On July 1, the San Francisco Recreation and Park Department will begin operating the Mission Creek Complex sport courts, dog play area, plazas, lawn, esplanades, pavilion, boathouse and launch. Additionally, the Department will oversee Mariposa Park, Mission Bay Commons, the Channel Street Dog Park and the Mission Bay Kids Park. The Port of San Francisco will manage the Bayfront parks along the Bay and Terry Francois Boulevard.
“Every San Franciscan deserves access to nature and high-quality recreation, and we are so pleased to now serve those who live, work, and visit Mission Bay,” said Rec and Park General Manager Phil Ginsburg. “Our highly trained staff is looking forward to caring for these important green spaces and ensuring they remain well-maintained, accessible, and fun for everyone.”
“It is a priority for the Port of San Francisco to connect our residents to the City’s iconic waterfront with extraordinary parks and open spaces,” said Elaine Forbes, Executive Director of the Port of San Francisco. “We are excited to welcome new great public parks in the Mission Bay neighborhood to our portfolio. We will partner with the Recreation and Parks Department to deliver clean, safe, and vibrant waterfront parks and open spaces for generations to come.”
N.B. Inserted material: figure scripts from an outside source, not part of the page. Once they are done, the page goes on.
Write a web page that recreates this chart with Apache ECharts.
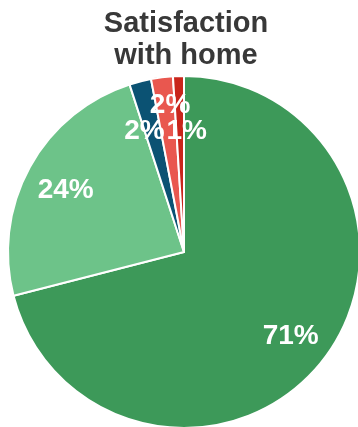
<!DOCTYPE html>
<html>
<head>
<meta charset="utf-8">
<script src="https://cdn.jsdelivr.net/npm/echarts@6/dist/echarts.min.js"></script>
<style>
  html, body { margin: 0; padding: 0; background: #ffffff; }
  #chart { width: 358px; height: 427px; }
</style>
</head>
<body>
<div id="chart"></div>
<script>
// Share of responses, clockwise from 12 o'clock
const categories = ['Very satisfied', 'Somewhat satisfied', 'Neither', 'Somewhat dissatisfied', 'Very dissatisfied'];
const shares = [71, 24, 2, 2, 1];
const colors = ['#3d9959', '#6dc389', '#0b5273', '#e9574f', '#c9251b'];
// Nudges for the crowded labels of the thin slices
const labelNudges = [[0, 2], [0, 3], [-6, 10], [3, -13], [7, 14]];

const chart = echarts.init(document.getElementById('chart'));

const slices = categories.map((name, i) => ({
  name: name,
  value: shares[i],
  itemStyle: { color: colors[i] }
}));

const labelSlices = categories.map((name, i) => ({
  name: name,
  value: shares[i],
  label: { show: true, offset: labelNudges[i] }
}));

chart.setOption({
  animation: false,
  title: {
    text: 'Satisfaction\nwith home',
    left: 181,
    top: 3,
    textAlign: 'center',
    textStyle: {
      fontFamily: 'Liberation Sans, Arial, sans-serif',
      fontWeight: 'bold',
      fontSize: 29,
      lineHeight: 32,
      color: '#383838'
    }
  },
  series: [
    {
      type: 'pie',
      center: [184, 252],
      radius: [0, 176],
      startAngle: 90,
      clockwise: true,
      silent: true,
      label: { show: false },
      labelLine: { show: false },
      itemStyle: { borderColor: '#ffffff', borderWidth: 2 },
      data: slices
    },
    {
      // transparent ring that carries the percentage labels at 3/4 radius
      type: 'pie',
      center: [184, 252],
      radius: [88, 176],
      startAngle: 90,
      clockwise: true,
      silent: true,
      avoidLabelOverlap: false,
      labelLayout: { hideOverlap: false },
      itemStyle: { color: 'rgba(0,0,0,0)', borderWidth: 0 },
      label: {
        show: true,
        position: 'inside',
        formatter: '{c}%',
        color: '#ffffff',
        fontFamily: 'Liberation Sans, Arial, sans-serif',
        fontWeight: 'bold',
        fontSize: 28
      },
      labelLine: { show: false },
      data: labelSlices
    }
  ]
});
</script>
</body>
</html>
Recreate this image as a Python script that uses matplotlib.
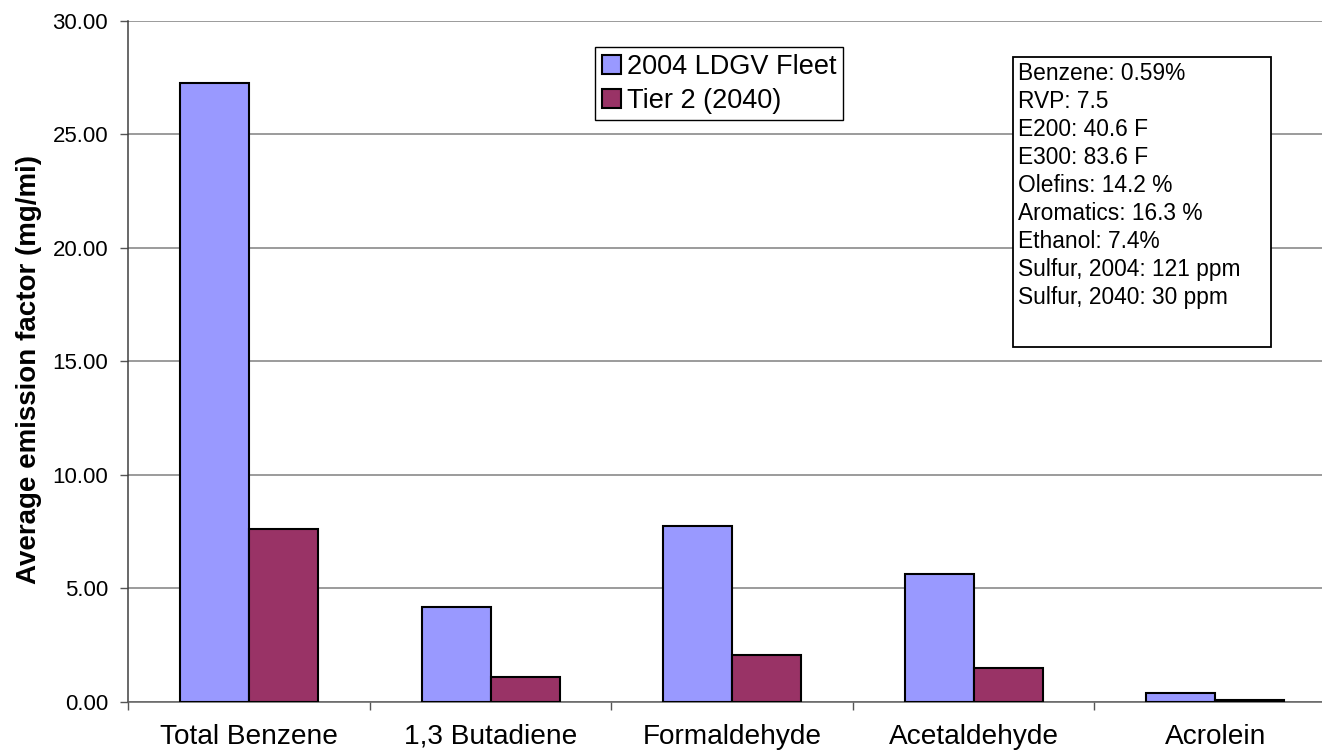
import numpy as np
import matplotlib
matplotlib.use('Agg')
import matplotlib.pyplot as plt
from matplotlib.patches import Rectangle

# Chart data
categories = ['Total Benzene', '1,3 Butadiene', 'Formaldehyde', 'Acetaldehyde', 'Acrolein']
fleet_2004 = [27.27, 4.18, 7.75, 5.61, 0.36]
tier2_2040 = [7.59, 1.09, 2.05, 1.49, 0.08]
series_names = ['2004 LDGV Fleet', 'Tier 2 (2040)']
fuel_notes = [
    'Benzene: 0.59%',
    'RVP: 7.5',
    'E200: 40.6 F',
    'E300: 83.6 F',
    'Olefins: 14.2 %',
    'Aromatics: 16.3 %',
    'Ethanol: 7.4%',
    'Sulfur, 2004: 121 ppm',
    'Sulfur, 2040: 30 ppm',
]
y_ticks = [0, 5, 10, 15, 20, 25, 30]

plt.rcParams['font.family'] = ['Liberation Sans', 'DejaVu Sans']

W, H = 1322, 754
fig = plt.figure(figsize=(W / 100, H / 100), dpi=100)
ax = fig.add_axes([128.3 / W, 1 - 701.5 / H, (1336 - 128.3) / W, (701.5 - 21) / H])

x = np.arange(len(categories))
bw = 0.2856
b1 = ax.bar(x - bw / 2, fleet_2004, bw, color='#9999FF', edgecolor='black',
            linewidth=1.5, label=series_names[0], zorder=3)
b2 = ax.bar(x + bw / 2, tier2_2040, bw, color='#993366', edgecolor='black',
            linewidth=1.5, label=series_names[1], zorder=3)

ax.set_xlim(-0.5, len(categories) - 0.5)
ax.set_ylim(0, 30)
ax.set_yticks(y_ticks)
ax.set_yticklabels([f'{v:.2f}' for v in y_ticks], fontsize=16)
ax.yaxis.grid(True, color='#808080', linewidth=1.1, zorder=0)

# category boundaries carry the ticks, names sit at the centres
ax.set_xticks(np.arange(len(categories) + 1) - 0.5)
ax.set_xticklabels([])
ax.set_xticks(x, minor=True)
ax.set_xticklabels(categories, minor=True, fontsize=20.2)
ax.tick_params(axis='x', which='major', length=6, color='#555555', width=1)
ax.tick_params(axis='x', which='minor', length=0, pad=16)
ax.tick_params(axis='y', length=6, color='#555555', width=1, pad=8.5)

for side in ['top', 'right']:
    ax.spines[side].set_visible(False)
ax.spines['left'].set_color('#404040')
ax.spines['bottom'].set_color('#606060')
ax.spines['left'].set_linewidth(1.1)
ax.spines['bottom'].set_linewidth(1.1)

ax.set_ylabel('Average emission factor (mg/mi)', fontsize=20, fontweight='bold')
ax.yaxis.set_label_coords((41.7 - 128.3) / 1207.7, (701.5 - 370) / 680.5)

leg = ax.legend(
    handles=[b1, b2],
    loc='upper left',
    bbox_to_anchor=(595 / W, 1 - 47.3 / H),
    bbox_transform=fig.transFigure,
    fontsize=19.5,
    frameon=True,
    fancybox=False,
    framealpha=1,
    edgecolor='black',
    borderpad=0.25,
    borderaxespad=0,
    handlelength=0.7,
    handleheight=0.7,
    handletextpad=0.22,
    labelspacing=0.28,
)
leg.get_frame().set_linewidth(1.0)
leg.set_zorder(5)

# fuel property box
box = Rectangle((1013 / W, 1 - 347.3 / H), (1270.7 - 1013) / W, (347.3 - 57.3) / H,
                transform=fig.transFigure, facecolor='white', edgecolor='black',
                linewidth=1.3, zorder=6)
fig.patches.append(box)
for i, line in enumerate(fuel_notes):
    fig.text(1018 / W, 1 - (80 + 28 * i) / H, line, fontsize=16.4,
             va='baseline', ha='left', zorder=7)

fig.savefig('out.png', dpi=100)
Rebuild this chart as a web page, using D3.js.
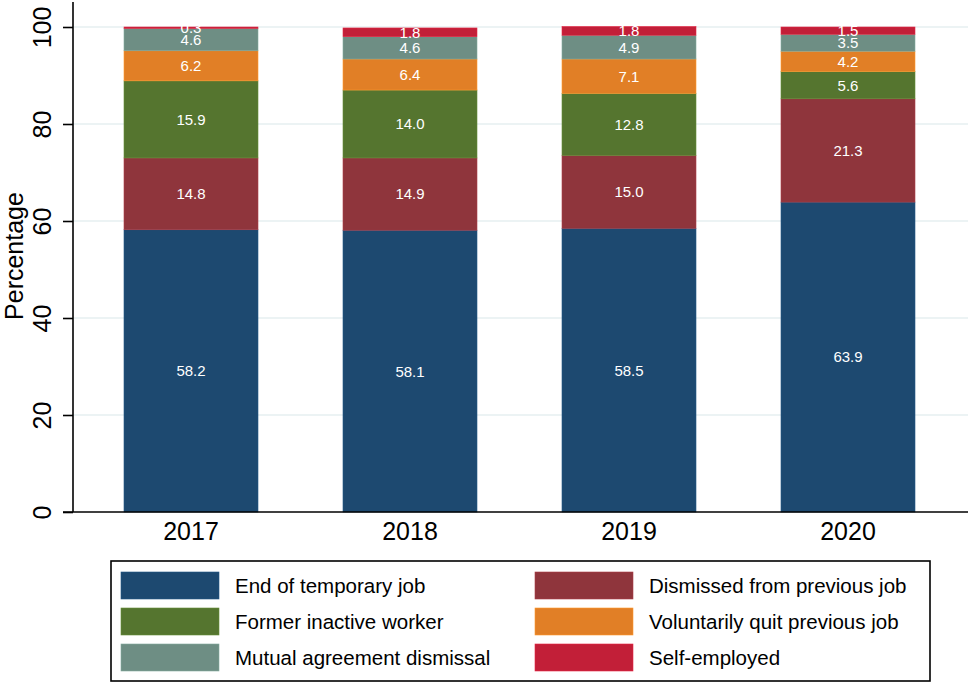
<!DOCTYPE html>
<html>
<head>
<meta charset="utf-8">
<script src="https://cdn.jsdelivr.net/npm/d3@7"></script>
<style>
  html, body { margin: 0; padding: 0; background: #fff; }
  svg { display: block; font-family: "Liberation Sans", Arial, sans-serif; }
</style>
</head>
<body>
<svg id="chart" width="968" height="683"></svg>
<script>
// ---- data ----
const years = ["2017", "2018", "2019", "2020"];
const seriesNames = [
  "End of temporary job",
  "Dismissed from previous job",
  "Former inactive worker",
  "Voluntarily quit previous job",
  "Mutual agreement dismissal",
  "Self-employed"
];
const endTemporary   = [58.2, 58.1, 58.5, 63.9];
const dismissed      = [14.8, 14.9, 15.0, 21.3];
const formerInactive = [15.9, 14.0, 12.8, 5.6];
const voluntaryQuit  = [6.2, 6.4, 7.1, 4.2];
const mutualAgree    = [4.6, 4.6, 4.9, 3.5];
const selfEmployed   = [0.3, 1.8, 1.8, 1.5];
const yTicks = [0, 20, 40, 60, 80, 100];
const colors = ["#1d4970", "#8f353c", "#55752f", "#e17f26", "#6e8e84", "#c21f38"];

(function () {
const seriesValues = [endTemporary, dismissed, formerInactive, voluntaryQuit, mutualAgree, selfEmployed];
const table = years.map((yr, i) => {
  const row = { year: yr };
  seriesNames.forEach((s, k) => row[s] = seriesValues[k][i]);
  return row;
});

// ---- layout ----
const svg = d3.select("#chart");
const pLeft = 73, pRight = 968, pTop = 27, pBottom = 512;

const xc = d3.scalePoint().domain(years).range([191, 848]);
const barW = 134;
const y = d3.scaleLinear().domain([0, 100]).range([pBottom, pTop]);

// gridlines
svg.append("g").selectAll("line").data(yTicks.filter(t => t > 0)).join("line")
  .attr("x1", pLeft).attr("x2", pRight)
  .attr("y1", d => y(d)).attr("y2", d => y(d))
  .attr("stroke", "#e6eff1").attr("stroke-width", 1.6);

// stacked bars
const stacked = d3.stack().keys(seriesNames)(table);

const gBars = svg.append("g");
stacked.forEach((layer, k) => {
  gBars.append("g").selectAll("rect").data(layer).join("rect")
    .attr("x", d => xc(d.data.year) - barW / 2)
    .attr("width", barW)
    .attr("y", d => y(d[1]))
    .attr("height", d => y(d[0]) - y(d[1]))
    .attr("fill", colors[k])
    .attr("stroke", d3.color(colors[k]).brighter(0.5))
    .attr("stroke-width", 0.6);
});

// labels
stacked.forEach((layer, k) => {
  gBars.append("g").selectAll("text").data(layer).join("text")
    .attr("x", d => xc(d.data.year))
    .attr("y", d => (y(d[0]) + y(d[1])) / 2)
    .attr("dy", "0.36em")
    .attr("text-anchor", "middle")
    .attr("font-size", 15)
    .attr("fill", "#ffffff")
    .text(d => seriesValues[k][years.indexOf(d.data.year)].toFixed(1));
});

// y axis
const yAxis = d3.axisLeft(y).tickValues(yTicks).tickSize(10).tickSizeOuter(0).tickFormat(d3.format("d"));
const gy = svg.append("g").attr("transform", `translate(${pLeft},0)`).call(yAxis);
gy.select(".domain").remove();
gy.selectAll(".tick line").attr("stroke", "#000").attr("stroke-width", 1.6);
gy.selectAll(".tick text")
  .attr("x", null).attr("dy", null)
  .attr("transform", "translate(-22,0) rotate(-90)")
  .attr("text-anchor", "middle")
  .attr("font-size", 25)
  .attr("fill", "#000")
  .attr("font-family", "Liberation Sans, Arial, sans-serif");
svg.append("line").attr("x1", pLeft).attr("x2", pLeft).attr("y1", 2).attr("y2", pBottom)
  .attr("stroke", "#000").attr("stroke-width", 1.6);

// x axis
svg.append("line").attr("x1", pLeft - 10).attr("x2", pRight).attr("y1", pBottom).attr("y2", pBottom)
  .attr("stroke", "#000").attr("stroke-width", 1.6);
svg.append("g").selectAll("text").data(years).join("text")
  .attr("x", d => xc(d)).attr("y", 540)
  .attr("text-anchor", "middle").attr("font-size", 25).attr("fill", "#000")
  .text(d => d);

// y title
svg.append("text")
  .attr("transform", `translate(23,${pBottom / 2}) rotate(-90)`)
  .attr("text-anchor", "middle").attr("font-size", 25).attr("fill", "#000")
  .text("Percentage");

// legend
const lg = svg.append("g");
lg.append("rect").attr("x", 111).attr("y", 561).attr("width", 819).attr("height", 120)
  .attr("fill", "#fff").attr("stroke", "#000").attr("stroke-width", 1.6);
seriesNames.forEach((name, i) => {
  const col = i % 2, row = Math.floor(i / 2);
  const sx = col === 0 ? 121 : 535;
  const sy = 572 + row * 36;
  lg.append("rect").attr("x", sx).attr("y", sy).attr("width", 98).attr("height", 27)
    .attr("fill", colors[i]).attr("stroke", d3.color(colors[i]).brighter(0.5)).attr("stroke-width", 0.6);
  lg.append("text").attr("x", sx + 114).attr("y", sy + 21)
    .attr("font-size", 20.5).attr("fill", "#000").text(name);
});
})();
</script>
</body>
</html>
“OCII’s special financing enabled the creation and operation of Mission Bay's Parks. Years of OCII planning the design and construction of these parks with the community has helped develop a special and unique park system, and we are now at the beginning of a new and exciting chapter,” said OCII Executive Director Thor Kaslofsky.
“The Eastern part of San Francisco has historically been underinvested in and disenfranchised. This transfer marks the culmination of a process that has provided much-needed housing, jobs, and open green space, parks, and recreation,” said Sarah Davis, Chair of the Mission Bay Community Advisory Committee, and long-time Mission Creek Harbor resident. “Mission Creek originally flowed from what is now Mission Dolores, into the San Francisco Bay, and provided a natural habitat and refuge for wildlife. These parks are the next step in reclaiming nature and open space for all San Franciscans. We will be providing crucial access to the waterfront and water activities, particularly for low-income and BIPOC communities that live here.”
San Francisco’s Recreation and Parks Division manages more than 225 parks, 25 recreation centers, nine swimming pools, and 4,113 acres of open space throughout San Francisco. The Port of San Francisco manages more than 150 acres of parks along its 7.5 mile of San Francisco shoreline. In 2017, San Francisco became the first U.S. city in which every resident lived within a 10-minute walk to a nearby park.
A community celebration will be held on Thursday, July 20 from 5:00 to 6:30 p.m. at Mission Creek Park Pavilion located at 290 Channel Street.